(Plotting code records)
§

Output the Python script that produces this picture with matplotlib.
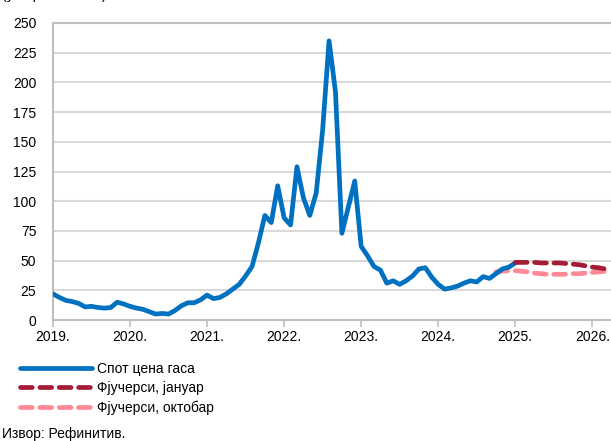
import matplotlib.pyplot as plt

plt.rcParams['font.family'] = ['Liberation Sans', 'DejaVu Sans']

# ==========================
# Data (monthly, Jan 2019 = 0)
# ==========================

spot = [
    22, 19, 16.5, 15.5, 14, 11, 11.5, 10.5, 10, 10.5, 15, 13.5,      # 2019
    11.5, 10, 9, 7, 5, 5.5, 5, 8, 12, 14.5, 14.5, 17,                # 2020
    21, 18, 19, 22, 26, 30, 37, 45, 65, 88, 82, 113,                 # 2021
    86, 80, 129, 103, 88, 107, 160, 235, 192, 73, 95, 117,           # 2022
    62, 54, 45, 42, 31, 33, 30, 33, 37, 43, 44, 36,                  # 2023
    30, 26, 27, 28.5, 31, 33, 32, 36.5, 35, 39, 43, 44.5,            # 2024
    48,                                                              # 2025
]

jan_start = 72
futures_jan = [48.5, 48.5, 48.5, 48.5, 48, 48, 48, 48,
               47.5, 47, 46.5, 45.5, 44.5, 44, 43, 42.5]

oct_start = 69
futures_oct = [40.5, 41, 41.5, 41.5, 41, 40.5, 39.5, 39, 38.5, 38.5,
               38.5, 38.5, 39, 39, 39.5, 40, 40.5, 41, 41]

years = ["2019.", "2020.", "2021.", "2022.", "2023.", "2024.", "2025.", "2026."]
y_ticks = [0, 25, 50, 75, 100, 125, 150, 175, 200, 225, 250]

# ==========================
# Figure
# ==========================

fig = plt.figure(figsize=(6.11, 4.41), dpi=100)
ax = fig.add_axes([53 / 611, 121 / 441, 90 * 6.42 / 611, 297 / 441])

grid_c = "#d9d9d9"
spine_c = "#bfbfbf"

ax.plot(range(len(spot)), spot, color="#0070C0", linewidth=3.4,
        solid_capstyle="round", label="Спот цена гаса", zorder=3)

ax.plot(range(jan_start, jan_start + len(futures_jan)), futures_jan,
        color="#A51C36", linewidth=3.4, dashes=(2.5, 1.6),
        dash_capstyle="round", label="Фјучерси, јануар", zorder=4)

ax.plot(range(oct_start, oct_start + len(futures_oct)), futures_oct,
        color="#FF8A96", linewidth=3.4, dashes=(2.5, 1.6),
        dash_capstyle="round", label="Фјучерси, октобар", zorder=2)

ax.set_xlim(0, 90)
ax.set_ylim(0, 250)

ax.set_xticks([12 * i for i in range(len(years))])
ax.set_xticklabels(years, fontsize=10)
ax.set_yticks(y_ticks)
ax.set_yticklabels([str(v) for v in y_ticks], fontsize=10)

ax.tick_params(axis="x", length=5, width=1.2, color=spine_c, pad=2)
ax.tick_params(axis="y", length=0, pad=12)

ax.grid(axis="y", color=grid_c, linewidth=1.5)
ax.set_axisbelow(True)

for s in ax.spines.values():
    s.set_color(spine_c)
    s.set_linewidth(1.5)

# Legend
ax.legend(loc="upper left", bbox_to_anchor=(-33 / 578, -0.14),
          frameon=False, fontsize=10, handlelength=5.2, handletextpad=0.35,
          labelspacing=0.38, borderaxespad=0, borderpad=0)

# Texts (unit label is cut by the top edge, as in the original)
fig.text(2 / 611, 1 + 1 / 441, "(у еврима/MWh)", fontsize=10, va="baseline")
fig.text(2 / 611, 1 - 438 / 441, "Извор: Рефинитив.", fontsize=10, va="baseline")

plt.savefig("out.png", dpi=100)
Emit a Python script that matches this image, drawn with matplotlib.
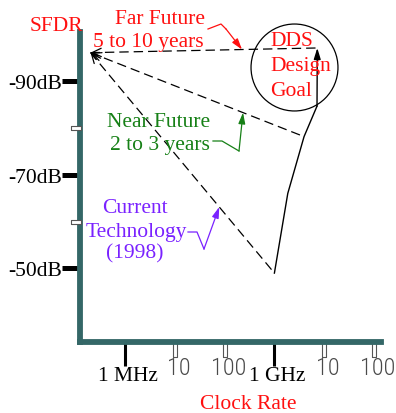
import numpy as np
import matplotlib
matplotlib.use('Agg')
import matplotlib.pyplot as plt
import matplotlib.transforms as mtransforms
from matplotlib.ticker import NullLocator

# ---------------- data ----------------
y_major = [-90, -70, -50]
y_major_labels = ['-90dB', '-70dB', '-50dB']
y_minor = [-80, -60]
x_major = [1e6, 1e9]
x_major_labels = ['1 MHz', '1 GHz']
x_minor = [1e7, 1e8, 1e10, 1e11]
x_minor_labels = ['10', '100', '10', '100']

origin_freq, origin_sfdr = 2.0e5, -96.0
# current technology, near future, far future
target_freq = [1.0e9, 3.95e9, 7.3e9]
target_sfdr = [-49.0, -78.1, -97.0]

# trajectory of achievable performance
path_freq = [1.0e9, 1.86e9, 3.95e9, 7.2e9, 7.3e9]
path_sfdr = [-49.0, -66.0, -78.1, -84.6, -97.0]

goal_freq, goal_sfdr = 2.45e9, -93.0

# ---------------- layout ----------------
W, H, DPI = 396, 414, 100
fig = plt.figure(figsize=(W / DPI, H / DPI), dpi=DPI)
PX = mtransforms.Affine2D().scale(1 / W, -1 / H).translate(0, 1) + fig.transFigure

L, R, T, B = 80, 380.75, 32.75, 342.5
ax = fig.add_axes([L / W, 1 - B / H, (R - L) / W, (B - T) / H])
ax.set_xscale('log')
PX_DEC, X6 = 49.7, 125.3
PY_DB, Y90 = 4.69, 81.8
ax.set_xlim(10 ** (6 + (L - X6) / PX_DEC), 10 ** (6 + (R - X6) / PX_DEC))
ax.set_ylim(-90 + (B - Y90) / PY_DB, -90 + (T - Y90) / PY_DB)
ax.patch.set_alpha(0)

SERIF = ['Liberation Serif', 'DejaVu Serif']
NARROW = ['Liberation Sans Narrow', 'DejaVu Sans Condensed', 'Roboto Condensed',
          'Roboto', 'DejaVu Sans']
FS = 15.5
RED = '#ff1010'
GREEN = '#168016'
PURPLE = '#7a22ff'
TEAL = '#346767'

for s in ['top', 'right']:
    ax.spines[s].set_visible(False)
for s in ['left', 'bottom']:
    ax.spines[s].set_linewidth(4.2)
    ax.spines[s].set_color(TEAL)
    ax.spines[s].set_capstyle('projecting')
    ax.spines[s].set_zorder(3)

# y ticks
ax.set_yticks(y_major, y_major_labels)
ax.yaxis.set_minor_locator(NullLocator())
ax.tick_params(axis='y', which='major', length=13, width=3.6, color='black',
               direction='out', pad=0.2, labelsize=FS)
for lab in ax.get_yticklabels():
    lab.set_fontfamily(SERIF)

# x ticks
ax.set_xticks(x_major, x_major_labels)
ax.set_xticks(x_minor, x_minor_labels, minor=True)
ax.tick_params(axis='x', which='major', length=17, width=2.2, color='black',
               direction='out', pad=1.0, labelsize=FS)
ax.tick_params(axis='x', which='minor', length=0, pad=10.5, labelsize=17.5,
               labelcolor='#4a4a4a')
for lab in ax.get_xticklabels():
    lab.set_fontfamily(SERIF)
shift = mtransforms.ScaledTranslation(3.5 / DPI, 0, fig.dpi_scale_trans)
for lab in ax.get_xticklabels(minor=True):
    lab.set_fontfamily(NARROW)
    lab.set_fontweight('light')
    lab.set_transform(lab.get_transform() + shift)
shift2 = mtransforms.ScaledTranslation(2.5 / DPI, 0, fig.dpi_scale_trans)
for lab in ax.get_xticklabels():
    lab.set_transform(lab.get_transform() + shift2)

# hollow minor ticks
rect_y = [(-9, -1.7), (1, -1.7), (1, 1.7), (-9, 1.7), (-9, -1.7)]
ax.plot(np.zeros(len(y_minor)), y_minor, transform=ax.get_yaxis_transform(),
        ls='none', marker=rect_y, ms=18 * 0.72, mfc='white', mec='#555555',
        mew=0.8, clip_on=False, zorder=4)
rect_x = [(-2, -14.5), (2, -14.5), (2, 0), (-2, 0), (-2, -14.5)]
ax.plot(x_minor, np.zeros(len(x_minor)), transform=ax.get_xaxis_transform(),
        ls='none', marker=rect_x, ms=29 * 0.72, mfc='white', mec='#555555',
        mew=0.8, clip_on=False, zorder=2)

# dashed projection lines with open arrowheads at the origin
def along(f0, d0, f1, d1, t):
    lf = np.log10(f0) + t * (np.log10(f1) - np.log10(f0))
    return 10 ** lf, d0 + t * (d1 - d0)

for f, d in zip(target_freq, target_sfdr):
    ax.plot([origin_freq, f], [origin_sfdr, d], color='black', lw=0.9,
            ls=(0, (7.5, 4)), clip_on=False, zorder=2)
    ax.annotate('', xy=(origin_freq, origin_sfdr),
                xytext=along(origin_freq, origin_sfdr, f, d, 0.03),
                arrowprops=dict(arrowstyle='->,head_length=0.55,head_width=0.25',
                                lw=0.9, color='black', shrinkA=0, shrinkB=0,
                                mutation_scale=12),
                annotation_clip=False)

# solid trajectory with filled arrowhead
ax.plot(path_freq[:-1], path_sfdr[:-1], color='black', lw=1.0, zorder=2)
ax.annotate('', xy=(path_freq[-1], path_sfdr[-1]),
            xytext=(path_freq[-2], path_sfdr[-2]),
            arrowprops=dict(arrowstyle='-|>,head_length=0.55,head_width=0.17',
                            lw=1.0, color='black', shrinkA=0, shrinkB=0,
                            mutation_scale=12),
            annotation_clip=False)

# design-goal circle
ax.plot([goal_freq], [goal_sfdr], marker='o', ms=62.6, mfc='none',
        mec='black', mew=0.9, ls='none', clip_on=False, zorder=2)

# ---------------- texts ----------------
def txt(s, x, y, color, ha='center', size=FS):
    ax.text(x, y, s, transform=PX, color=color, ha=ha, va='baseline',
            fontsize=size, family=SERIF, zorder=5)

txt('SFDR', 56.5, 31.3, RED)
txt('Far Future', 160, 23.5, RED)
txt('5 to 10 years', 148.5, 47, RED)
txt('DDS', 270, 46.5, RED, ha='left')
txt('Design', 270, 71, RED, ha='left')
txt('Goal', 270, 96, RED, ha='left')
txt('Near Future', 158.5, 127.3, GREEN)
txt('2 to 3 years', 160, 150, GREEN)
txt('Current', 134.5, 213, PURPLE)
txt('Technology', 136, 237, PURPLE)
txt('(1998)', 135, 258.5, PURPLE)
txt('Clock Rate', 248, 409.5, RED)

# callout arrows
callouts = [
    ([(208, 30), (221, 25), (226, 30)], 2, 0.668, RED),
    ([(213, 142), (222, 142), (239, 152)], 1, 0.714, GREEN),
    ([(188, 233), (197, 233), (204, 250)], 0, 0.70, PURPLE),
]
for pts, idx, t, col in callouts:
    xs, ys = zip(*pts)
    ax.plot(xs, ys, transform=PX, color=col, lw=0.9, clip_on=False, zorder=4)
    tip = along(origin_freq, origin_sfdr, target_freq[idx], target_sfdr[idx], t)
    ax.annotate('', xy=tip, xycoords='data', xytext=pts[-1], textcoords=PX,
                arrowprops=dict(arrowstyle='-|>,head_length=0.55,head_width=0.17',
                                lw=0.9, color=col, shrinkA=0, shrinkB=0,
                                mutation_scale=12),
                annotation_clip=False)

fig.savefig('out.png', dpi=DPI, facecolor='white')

§

EXERCISE INSTRUCTIONS:
Pick out the lines that have the word "with". Copy them all.

RESULT FOR THIS TASK:
Output the Python script that produces this picture with matplotlib.
Emit a Python script that matches this image, drawn with matplotlib.
# dashed projection lines with open arrowheads at the origin
# solid trajectory with filled arrowhead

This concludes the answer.